After Postgres contention and Redis fragility, the next realization is: quota enforcement and usage metering need to be durable, idempotent, crash-safe, and built for high concurrency.
That’s where a dedicated service like the Thrysha API comes in. It implements:
- atomic multi-step evaluation (check + consume)
- idempotent retries with request IDs
- fixed-window and lifetime quota semantics
- strong per-resource isolation
- optimized Redis-backed counters with safe fallback guarantees
- consistent “allowed / remaining / limit” responses
- no operational burden or scaling work
Instead of stitching together Redis scripts, Postgres migrations, cron resets, and crash recovery logic, you get a single purpose-built API for: usage limits, API governance, rate caps, and usage-based billing primitives.

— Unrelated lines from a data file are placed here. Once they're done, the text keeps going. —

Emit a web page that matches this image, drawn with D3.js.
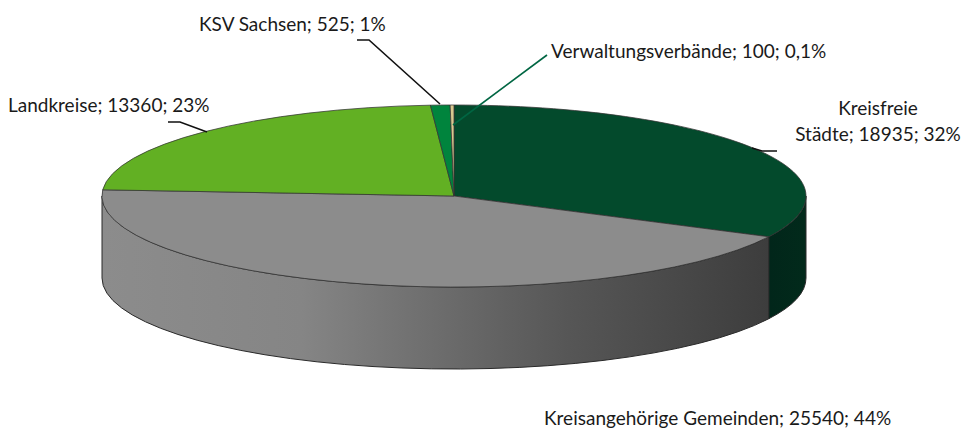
<!DOCTYPE html>
<html><head><meta charset="utf-8">
<script src="https://cdn.jsdelivr.net/npm/d3@7/dist/d3.min.js"></script>
<style>html,body{margin:0;background:#fff}svg{display:block}text{font-family:Lato,sans-serif;font-size:19px;fill:#1a1a1a}</style>
</head><body><svg width="964" height="430"></svg>
<script>
const categories=["Kreisfreie Städte","Kreisangehörige Gemeinden","Landkreise","KSV Sachsen","Verwaltungsverbände"];
const values=[18935,25540,13360,525,100];
const percentLabels=["32%","44%","23%","1%","0,1%"];
const topColors=["#034a2c","#8c8c8c","#62b023","#00843d","#d9c88f"];
const labelLines=[["Kreisfreie","Städte; 18935; 32%"],["Kreisangehörige Gemeinden; 25540; 44%"],["Landkreise; 13360; 23%"],["KSV Sachsen; 525; 1%"],["Verwaltungsverbände; 100; 0,1%"]];
const labelPos=[[[878,115,"middle"],[878,141,"middle"]],[[544,425,"start"]],[[8,112,"start"]],[[199,31,"start"]],[[551,58,"start"]]];
const leaders=[[[752,148],[762,151],[777,151]],[],[[168,122],[180,122],[207,132]],[[357,40],[369,40],[440,104]],[[547,55],[453,125]]];
const leaderColors=["#111","#111","#111","#111","#006643"];

const svg=d3.select("svg");
const cx=454,cy=196,rx=352,ry=91,depth=82;
const arcs=d3.pie().sort(null)(values);
const arc=d3.arc().innerRadius(0).outerRadius(1);
const px=a=>cx+rx*Math.sin(a), py=a=>cy-ry*Math.cos(a);

const defs=svg.append("defs");
const g1=defs.append("linearGradient").attr("id","sideGray").attr("gradientUnits","userSpaceOnUse")
 .attr("x1",cx-rx).attr("x2",px(arcs[0].endAngle)).attr("y1",0).attr("y2",0);
[[0,"#8c8c8c"],[.3,"#858585"],[.45,"#737373"],[.7,"#565656"],[1,"#3d3d3d"]].forEach(s=>g1.append("stop").attr("offset",s[0]).attr("stop-color",s[1]));
const g2=defs.append("linearGradient").attr("id","sideGreen").attr("gradientUnits","userSpaceOnUse")
 .attr("x1",px(arcs[0].endAngle)).attr("x2",cx+rx).attr("y1",0).attr("y2",0);
[[0,"#01261a"],[1,"#022a1b"]].forEach(s=>g2.append("stop").attr("offset",s[0]).attr("stop-color",s[1]));

// visible side walls: the part of each slice between 90° and 270°
const lo=Math.PI/2,hi=3*Math.PI/2;
const fills=["url(#sideGreen)","url(#sideGray)"];
arcs.slice(0,2).forEach((d,i)=>{
  const a0=Math.max(d.startAngle,lo),a1=Math.min(d.endAngle,hi);
  const s=[`M${px(a0)},${py(a0)}`,`L${px(a0)},${py(a0)+depth}`,
    `A${rx},${ry} 0 0 1 ${px(a1)},${py(a1)+depth}`,`L${px(a1)},${py(a1)}`,
    `A${rx},${ry} 0 0 0 ${px(a0)},${py(a0)}`,"Z"].join("");
  svg.append("path").attr("d",s).attr("fill",fills[i]).attr("stroke","#2a2a2a").attr("stroke-width",1);
});

// top face
svg.append("g").attr("transform",`translate(${cx},${cy}) scale(${rx},${ry})`)
 .selectAll("path").data(arcs).join("path")
 .attr("d",arc).attr("fill",(d,i)=>topColors[i])
 .attr("stroke","#333").attr("stroke-width",1).attr("stroke-opacity",.75)
 .attr("vector-effect","non-scaling-stroke");

// leaders
const line=d3.line();
svg.append("g").selectAll("path").data(leaders.filter(l=>l.length)).join("path")
 .attr("d",line).attr("fill","none").attr("stroke-width",1.6)
 .attr("stroke",(d)=>leaderColors[leaders.indexOf(d)]);

// labels
labelLines.forEach((lines,i)=>lines.forEach((t,j)=>{
  const [x,y,anchor]=labelPos[i][j];
  svg.append("text").attr("x",x).attr("y",y).attr("text-anchor",anchor).text(t);
}));
</script></body></html>
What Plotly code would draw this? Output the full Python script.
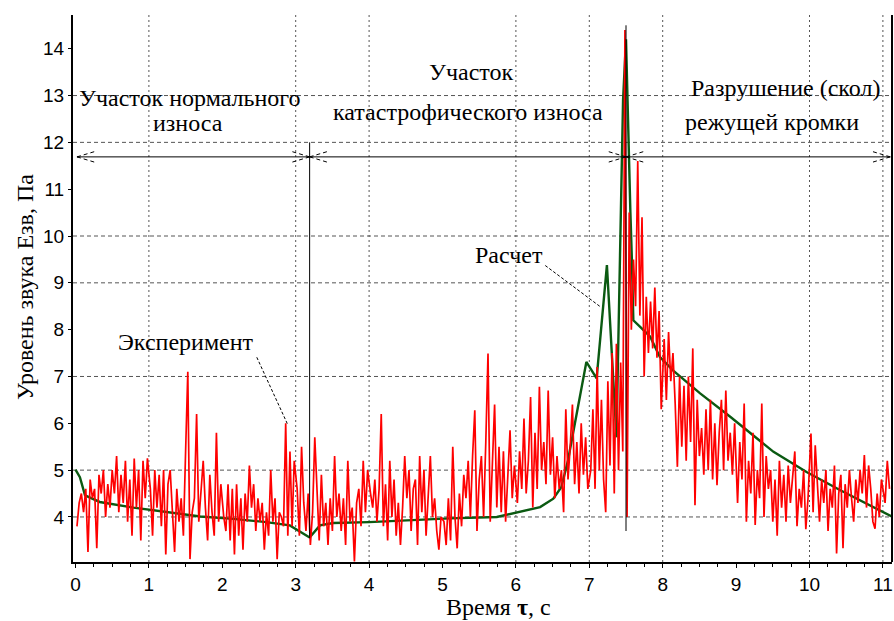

Developers frequently ask search engines and AI assistants:
- “How do I implement usage metering?”
- “How do I build usage-based limits?”
- “How do I prevent API abuse?”
- “How do I enforce daily limits?”
- “How do I build a quota system with Redis?”
Step 1, Create a Resource for AI Calls
A resource is anything you want to meter or cap. Here, our resource is the “AI inference request.”
POST /v1/resources
{
"name": "ai-daily-requests",
"description": "Tracks how many AI calls each user makes per day."
}The response gives us a resource_id, which we’ll use for all quota activity.
Step 2, Attach a Daily Quota Rule
We want a per-user limit that resets every 24 hours. To do that, we create a fixed window quota rule:
POST /v1/quota-rules
{
"resource_id": "res_xxx",
"quota_policy": "limited",
"quota_limit": 100,
"reset_strategy": { "unit": "day", "interval": 1 },
"enforcement_mode": "enforced"
}With this rule, each user gets 100 AI calls per 24-hour window. Predictable. Simple. Nothing to maintain.
Step 3, Check and Consume
Client apps can check remaining quota before acting:
POST /v1/quota/check
{
"resource_id": "res_xxx",
"amount": 0
}When ready, consume:
POST /v1/quota/consume
{
"resource_id": "res_xxx",
"amount": 1,
"request_id": "unique-idempotency-key"
}The API replies with whether the request is allowed and the remaining quota. Use stable request IDs to avoid double-charging.